Whilst it has made things more difficult it was essential to have to look after clients and make sure that they stayed safe.

Pierre was asked what effect the advice not to move had on the housing market in terms of prices and sales and explained that effectively the market in Guernsey is frozen. There is no point in lodging a new application with a lender if you can’t have the survey done for the valuation so it’s basically a case of waiting until we come out of lockdown for the market to start moving again.

Both islands have seen good levels of transactions prior to lockdown and Pierre’s expert opinion is that there’ll be a lot of demand once we return back to normal, hopefully in the not too distant future. His one note of caution was the potential problem if we do see a longer period of lockdown, then jobs being at risk could have an impact.

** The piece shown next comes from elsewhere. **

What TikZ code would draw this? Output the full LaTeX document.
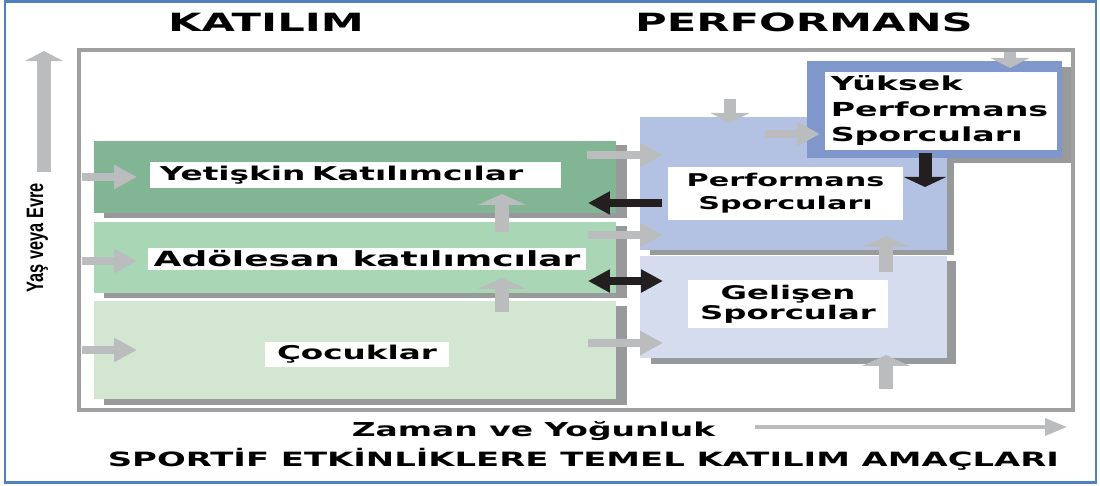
\documentclass[tikz,border=0pt]{standalone}
\usepackage{fontspec}
\usetikzlibrary{arrows.meta}
\usetikzlibrary{calc}
\usetikzlibrary{backgrounds}
\newfontfamily\widefont{DejaVu Sans Bold}[FakeStretch=1.72]
\newfontfamily\narrowfont{Liberation Sans Bold}[FakeStretch=0.69]
\definecolor{pageblue}{RGB}{79,129,189}
\definecolor{framegray}{RGB}{160,160,162}
\definecolor{shadowgray}{RGB}{152,153,155}
\definecolor{arrowgray}{RGB}{187,188,190}
\definecolor{arrowblack}{RGB}{35,31,32}
\definecolor{adultgreen}{RGB}{130,181,147}
\definecolor{teengreen}{RGB}{169,214,181}
\definecolor{childgreen}{RGB}{211,230,210}
\definecolor{perfblue}{RGB}{179,194,226}
\definecolor{devblue}{RGB}{213,220,238}
\definecolor{eliteblue}{RGB}{127,151,203}
\tikzset{
  region/.style={inner sep=0pt, outer sep=0pt},
  labelbox/.style={fill=white, inner xsep=0pt, inner ysep=0pt},
  axisarrow/.style={arrowgray, line width=7.9pt, -{Triangle[length=5.7pt, width=21.5pt]}},
  sidearrow/.style={arrowgray, line width=4pt, -{Triangle[length=13pt, width=13pt]}},
  liftarrow/.style={arrowgray, line width=7.9pt, -{Triangle[length=6.2pt, width=27pt]}},
  droparrow/.style={arrowgray, line width=6.5pt, -{Triangle[length=5.7pt, width=22pt]}},
  darkarrow/.style={arrowblack, line width=4.5pt, -{Triangle[length=12.5pt, width=12.5pt]}},
  darkdrop/.style={arrowblack, line width=7.4pt, -{Triangle[length=5.7pt, width=24pt]}},
  timearrow/.style={arrowgray, line width=2.3pt, -{Triangle[length=12.5pt, width=9.6pt]}}
}

\begin{document}
\begin{tikzpicture}[x=0.02cm, y=-0.02cm]
  \useasboundingbox (0,0) rectangle (1100,486);
  \draw[pageblue, line width=1.4pt] (5,1.5) rectangle (1096,482.5);

  \node[font=\widefont\fontsize{14.3}{16}\selectfont, anchor=base] (katilim) at (266,32) {KATILIM};
  \node[font=\widefont\fontsize{14.3}{16}\selectfont, anchor=base] (performans) at (804,32) {PERFORMANS};

  \draw[framegray, line width=2.3pt] (79,50) rectangle (1073,410);

  % age axis
  \coordinate (age0) at (44,172);
  \coordinate (age1) at (44,51);
  \draw[axisarrow] (age0) -- (age1);
  \node[font=\narrowfont\fontsize{13.5}{15}\selectfont, rotate=90, anchor=base] (yas) at (43,238) {Yaş veya Evre};

  % participation side
  \node[region, fill=adultgreen, minimum width=297.1pt, minimum height=40.8pt] (yet) at (355,177) {};
  \node[region, fill=teengreen, minimum width=297.1pt, minimum height=40.3pt] (ado) at (355,257.5) {};
  \node[region, fill=childgreen, minimum width=297.1pt, minimum height=55.6pt] (coc) at (355,350) {};

  % performance side
  \node[region, fill=perfblue, minimum width=175.2pt, minimum height=75.4pt] (perf) at (793.5,183.5) {};
  \node[region, fill=devblue, minimum width=175.2pt, minimum height=57.8pt] (gel) at (793.5,307) {};
  \node[region, fill=eliteblue, minimum width=144.6pt, minimum height=55pt] (yuk) at (934.5,109.5) {};

  \begin{scope}[on background layer]
    \fill[shadowgray] ($(yet.north west)+(10,4)$) rectangle ($(yet.south east)+(11,5)$);
    \fill[shadowgray] ($(ado.north west)+(10,4)$) rectangle ($(ado.south east)+(11,5)$);
    \fill[shadowgray] ($(coc.north west)+(10,5)$) rectangle ($(coc.south east)+(11,6)$);
    \fill[shadowgray] ($(perf.north west)+(10,6)$) rectangle ($(perf.south east)+(7,5)$);
    \fill[shadowgray] ($(gel.north west)+(11,5)$) rectangle ($(gel.south east)+(9,6)$);
    \fill[shadowgray] ($(yuk.north west)+(10,6)$) rectangle ($(yuk.south east)+(10,5)$);
  \end{scope}

  \node[labelbox, font=\widefont\fontsize{10.85}{12}\selectfont, align=left, text width=222.8pt, inner xsep=5.7pt, minimum height=14.7pt] (yetlabel) at (355.5,175) {Yetişkin Katılımcılar};
  \node[labelbox, font=\widefont\fontsize{11.9}{13}\selectfont, minimum width=249.5pt, minimum height=12.5pt] (adolabel) at (367,259) {Adölesan katılımcılar};
  \node[labelbox, font=\widefont\fontsize{10.8}{12}\selectfont, minimum width=104.3pt, minimum height=14.2pt] (coclabel) at (357,354.5) {Çocuklar};
  \node[labelbox, font=\widefont\fontsize{10}{13}\selectfont, align=center, minimum width=133.2pt, minimum height=30pt] (perflabel) at (785.5,193.5) {Performans\\Sporcuları};
  \node[labelbox, font=\widefont\fontsize{11}{14.5}\selectfont, align=left, text width=125.5pt, inner xsep=3pt, minimum height=44.2pt] (yuklabel) at (941,111) {Yüksek\\Performans\\Sporcuları};
  \node[labelbox, font=\widefont\fontsize{10.7}{11.3}\selectfont, align=center, minimum width=113.4pt, minimum height=27.2pt] (gellabel) at (788,304) {Gelişen\\Sporcular};

  % entry arrows
  \coordinate (inY0) at (82,177);  \coordinate (inY1) at (137,177);
  \coordinate (inA0) at (82,261);  \coordinate (inA1) at (137,261);
  \coordinate (inC0) at (82,350);  \coordinate (inC1) at (137,350);
  \draw[sidearrow] (inY0) -- (inY1);
  \draw[sidearrow] (inA0) -- (inA1);
  \draw[sidearrow] (inC0) -- (inC1);

  \coordinate (upA0) at (502,232); \coordinate (upA1) at (502,194);
  \coordinate (upC0) at (502,312); \coordinate (upC1) at (502,278);
  \draw[liftarrow] (upA0) -- (upA1);
  \draw[liftarrow] (upC0) -- (upC1);

  \coordinate (toP0) at (587,155); \coordinate (toP1) at (663,155);
  \coordinate (toA0) at (588,235); \coordinate (toA1) at (663,235);
  \coordinate (toC0) at (588,343); \coordinate (toC1) at (663,343);
  \draw[sidearrow] (toP0) -- (toP1);
  \draw[sidearrow] (toA0) -- (toA1);
  \draw[sidearrow] (toC0) -- (toC1);

  \coordinate (back0) at (662,203); \coordinate (back1) at (588,203);
  \coordinate (swap0) at (588,281); \coordinate (swap1) at (663,281);
  \draw[darkarrow] (back0) -- (back1);
  \draw[darkarrow, {Triangle[length=12.5pt, width=12.5pt]}-{Triangle[length=12.5pt, width=12.5pt]}] (swap0) -- (swap1);

  % performance arrows
  \coordinate (dropP0) at (730,99);  \coordinate (dropP1) at (730,123);
  \coordinate (toE0) at (765,134);   \coordinate (toE1) at (820,134);
  \coordinate (dropE0) at (1010,52); \coordinate (dropE1) at (1010,68);
  \draw[droparrow] (dropP0) -- (dropP1);
  \draw[sidearrow] (toE0) -- (toE1);
  \draw[droparrow] (dropE0) -- (dropE1);

  \coordinate (fall0) at (925,153); \coordinate (fall1) at (925,187);
  \draw[darkdrop] (fall0) -- (fall1);

  \coordinate (upP0) at (886,272); \coordinate (upP1) at (886,236);
  \coordinate (upG0) at (886,389); \coordinate (upG1) at (886,355);
  \draw[liftarrow] (upP0) -- (upP1);
  \draw[liftarrow] (upG0) -- (upG1);

  % bottom
  \node[font=\widefont\fontsize{10.9}{12}\selectfont, anchor=base] (zaman) at (533.5,437) {Zaman ve Yoğunluk};
  \coordinate (time0) at (755,427); \coordinate (time1) at (1067,427);
  \draw[timearrow] (time0) -- (time1);
  \node[font=\widefont\fontsize{11.2}{12}\selectfont, anchor=base] (amac) at (583.5,467) {SPORTİF ETKİNLİKLERE TEMEL KATILIM AMAÇLARI};
\end{tikzpicture}
\end{document}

Ashlea asked what impact there had already been on SPF’s business, given that people may not be coming to them for the normal range of services, and Pierre was able to say that they remained busy. SPF’s priority, was helping people whose income has been affected by the virus. He said “People have been asking what they can do with regards to mortgage payment holidays and because each banks have got different strategies on how they deal with this, we are spending a lot of time just helping people and pointing them in the right direction. What’s encouraging is that how much the banks are treating this as an important part of their role currently.

Questions were asked about landlords and Paul’s opinion was that one or two people that were going to buy investment properties had put that it on hold at the moment but that current landlords are going to have to rough it out as much as anyone else however, his advice was that if you’ve got good tenants it’s in your interest to support them if you can. Landlord insurance was unlikely to cover defaulted payments due to coronavirus.

In general, the current situation has impacted vendors, buyers and landlords. It is difficult for people emotionally as well as financially and a tough time to go through any property transaction. The advice is to stay in contact with the people advising you as much as possible and you will get there. The positives are that the industry, reflecting the islands as a whole, has come together to help anyone who needs it.